● What is asked
Restate each line of the listing exactly, without carrying over any pictures.

● Dataset content
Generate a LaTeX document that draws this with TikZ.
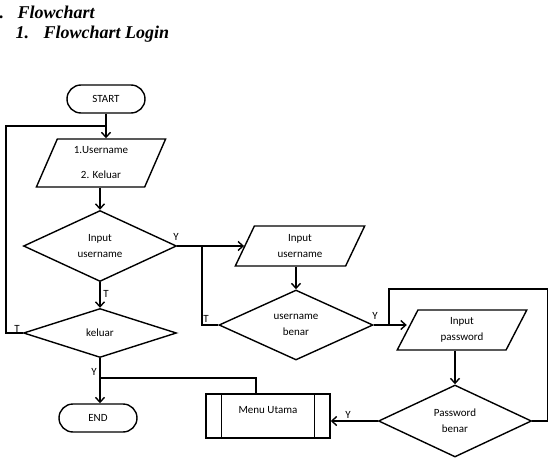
\documentclass[tikz,border=0pt]{standalone}
\usepackage{fontspec}
\setmainfont{Liberation Serif}
\newfontfamily\calib{Carlito}
\usetikzlibrary{shapes.geometric,arrows.meta}
\tikzstyle{title}=[
        font=\fontsize{18}{21}\selectfont\bfseries\itshape,
        inner sep=0pt,
        anchor=base west
]
\tikzstyle{terminal}=[
        draw,
        rounded corners=14pt,
        minimum width=78pt,
        minimum height=28pt,
        font=\calib\fontsize{11}{13}\selectfont
]
\tikzstyle{io}=[
        draw,
        trapezium,
        trapezium left angle=68,
        trapezium right angle=112,
        trapezium stretches=true,
        minimum width=130pt,
        minimum height=40pt,
        inner sep=0pt,
        align=center,
        font=\calib\fontsize{11}{16}\selectfont
]
\tikzstyle{decision}=[
        draw,
        diamond,
        minimum width=153pt,
        minimum height=71pt,
        inner sep=0pt,
        align=center,
        font=\calib\fontsize{11}{16}\selectfont
]
\tikzstyle{subproc}=[
        draw,
        minimum width=124pt,
        minimum height=44pt,
        text depth=12pt,
        font=\calib\fontsize{11}{13}\selectfont
]
\tikzstyle{lbl}=[
        inner sep=0pt,
        font=\calib\fontsize{11}{13}\selectfont
]

\begin{document}
\begin{tikzpicture}[x=1pt,y=-1pt,line width=1.4pt,>={Straight Barb[length=5pt,width=9pt]}]
                        \useasboundingbox (0,0) rectangle (555,458);

                        \node[title] (bab) at (-1,18) {.};
                        \node[title] (judul) at (17,18) {Flowchart};
                        \node[title] (nomor) at (15,38) {1.};
                        \node[title] (subjudul) at (43,38) {Flowchart Login};

                        \node[terminal] (start) at (106,99) {START};
                        \node[io, minimum height=48pt, font=\calib\fontsize{11}{25}\selectfont] (pilih) at (101,163) {1.Username\\2. Keluar};
                        \node[decision] (cekinput) at (100,246) {Input\\username};
                        \node[decision, minimum height=49pt] (keluar) at (100,333) {keluar};
                        \node[terminal] (end) at (98,418) {END};

                        \node[io] (inuser) at (300,246) {Input\\username};
                        \node[decision, minimum width=154pt, minimum height=70pt] (cekuser) at (296,325) {username\\benar};
                        \node[io] (inpass) at (462,330) {Input\\password};
                        \node[decision, minimum height=72pt] (cekpass) at (455,421) {Password\\benar};
                        \node[subproc] (menu) at (268,416) {Menu Utama};
                        \draw ([xshift=16pt]menu.north west) -- ([xshift=16pt]menu.south west);
                        \draw ([xshift=-16pt]menu.north east) -- ([xshift=-16pt]menu.south east);

                        \coordinate (j1) at (106,126);
                        \coordinate (j2) at (202,246);
                        \coordinate (j3) at (389,325);
                        \coordinate (j4) at (100,378);

                        \draw[->] (start.south) -- (start.south |- pilih.north);
                        \draw[->] (cekinput.north |- pilih.south) -- (cekinput.north);
                        \draw[->] (cekinput.south) -- (keluar.north);
                        \draw[->] (keluar.south) -- (keluar.south |- end.north);
                        \draw (keluar.west) -- ++(-17,0) |- (j1);

                        \draw[->] (cekinput.east) -- (cekinput.east -| inuser.west);
                        \draw (j2) |- (cekuser.west);
                        \draw[->] (cekuser.north |- inuser.south) -- (cekuser.north);
                        \draw[->] (cekuser.east) -- (cekuser.east -| inpass.west);
                        \draw[->] (cekpass.north |- inpass.south) -- (cekpass.north);
                        \draw (cekpass.east) -- ++(15,0) |- ([yshift=36pt]j3) -- (j3);
                        \draw[->] (cekpass.west) -- (cekpass.west -| menu.east);
                        \draw ([xshift=-12pt]menu.north) |- (j4);

                        \node[lbl] (ya1) at (176,237) {Y};
                        \node[lbl] (tidak1) at (106,294) {T};
                        \node[lbl] (tidak2) at (17,329) {T};
                        \node[lbl] (tidak3) at (206,319) {T};
                        \node[lbl] (ya2) at (375,316) {Y};
                        \node[lbl] (ya3) at (348,415) {Y};
                        \node[lbl] (ya4) at (94,372) {Y};
                        
                    \end{tikzpicture}
\end{document}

● Finished exercise
Generate a LaTeX document that draws this with TikZ.
\documentclass[tikz,border=0pt]{standalone}
\usepackage{fontspec}
\setmainfont{Liberation Serif}
\newfontfamily\calib{Carlito}
\usetikzlibrary{shapes.geometric,arrows.meta}
\tikzstyle{title}=[
        font=\fontsize{18}{21}\selectfont\bfseries\itshape,
        inner sep=0pt,
        anchor=base west
]
\tikzstyle{terminal}=[
        draw,
        rounded corners=14pt,
        minimum width=78pt,
        minimum height=28pt,
        font=\calib\fontsize{11}{13}\selectfont
]
\tikzstyle{io}=[
        draw,
        trapezium,
        trapezium left angle=68,
        trapezium right angle=112,
        trapezium stretches=true,
        minimum width=130pt,
        minimum height=40pt,
        inner sep=0pt,
        align=center,
        font=\calib\fontsize{11}{16}\selectfont
]
\tikzstyle{decision}=[
        draw,
        diamond,
        minimum width=153pt,
        minimum height=71pt,
        inner sep=0pt,
        align=center,
        font=\calib\fontsize{11}{16}\selectfont
]
\tikzstyle{subproc}=[
        draw,
        minimum width=124pt,
        minimum height=44pt,
        text depth=12pt,
        font=\calib\fontsize{11}{13}\selectfont
]
\tikzstyle{lbl}=[
        inner sep=0pt,
        font=\calib\fontsize{11}{13}\selectfont
]

\begin{document}
\begin{tikzpicture}[x=1pt,y=-1pt,line width=1.4pt,>={Straight Barb[length=5pt,width=9pt]}]
                        \useasboundingbox (0,0) rectangle (555,458);

                        \node[title] (bab) at (-1,18) {.};
                        \node[title] (judul) at (17,18) {Flowchart};
                        \node[title] (nomor) at (15,38) {1.};
                        \node[title] (subjudul) at (43,38) {Flowchart Login};

                        \node[terminal] (start) at (106,99) {START};
                        \node[io, minimum height=48pt, font=\calib\fontsize{11}{25}\selectfont] (pilih) at (101,163) {1.Username\\2. Keluar};
                        \node[decision] (cekinput) at (100,246) {Input\\username};
                        \node[decision, minimum height=49pt] (keluar) at (100,333) {keluar};
                        \node[terminal] (end) at (98,418) {END};

                        \node[io] (inuser) at (300,246) {Input\\username};
                        \node[decision, minimum width=154pt, minimum height=70pt] (cekuser) at (296,325) {username\\benar};
                        \node[io] (inpass) at (462,330) {Input\\password};
                        \node[decision, minimum height=72pt] (cekpass) at (455,421) {Password\\benar};
                        \node[subproc] (menu) at (268,416) {Menu Utama};
                        \draw ([xshift=16pt]menu.north west) -- ([xshift=16pt]menu.south west);
                        \draw ([xshift=-16pt]menu.north east) -- ([xshift=-16pt]menu.south east);

                        \coordinate (j1) at (106,126);
                        \coordinate (j2) at (202,246);
                        \coordinate (j3) at (389,325);
                        \coordinate (j4) at (100,378);

                        \draw[->] (start.south) -- (start.south |- pilih.north);
                        \draw[->] (cekinput.north |- pilih.south) -- (cekinput.north);
                        \draw[->] (cekinput.south) -- (keluar.north);
                        \draw[->] (keluar.south) -- (keluar.south |- end.north);
                        \draw (keluar.west) -- ++(-17,0) |- (j1);

                        \draw[->] (cekinput.east) -- (cekinput.east -| inuser.west);
                        \draw (j2) |- (cekuser.west);
                        \draw[->] (cekuser.north |- inuser.south) -- (cekuser.north);
                        \draw[->] (cekuser.east) -- (cekuser.east -| inpass.west);
                        \draw[->] (cekpass.north |- inpass.south) -- (cekpass.north);
                        \draw (cekpass.east) -- ++(15,0) |- ([yshift=36pt]j3) -- (j3);
                        \draw[->] (cekpass.west) -- (cekpass.west -| menu.east);
                        \draw ([xshift=-12pt]menu.north) |- (j4);

                        \node[lbl] (ya1) at (176,237) {Y};
                        \node[lbl] (tidak1) at (106,294) {T};
                        \node[lbl] (tidak2) at (17,329) {T};
                        \node[lbl] (tidak3) at (206,319) {T};
                        \node[lbl] (ya2) at (375,316) {Y};
                        \node[lbl] (ya3) at (348,415) {Y};
                        \node[lbl] (ya4) at (94,372) {Y};
                        
                    \end{tikzpicture}
\end{document}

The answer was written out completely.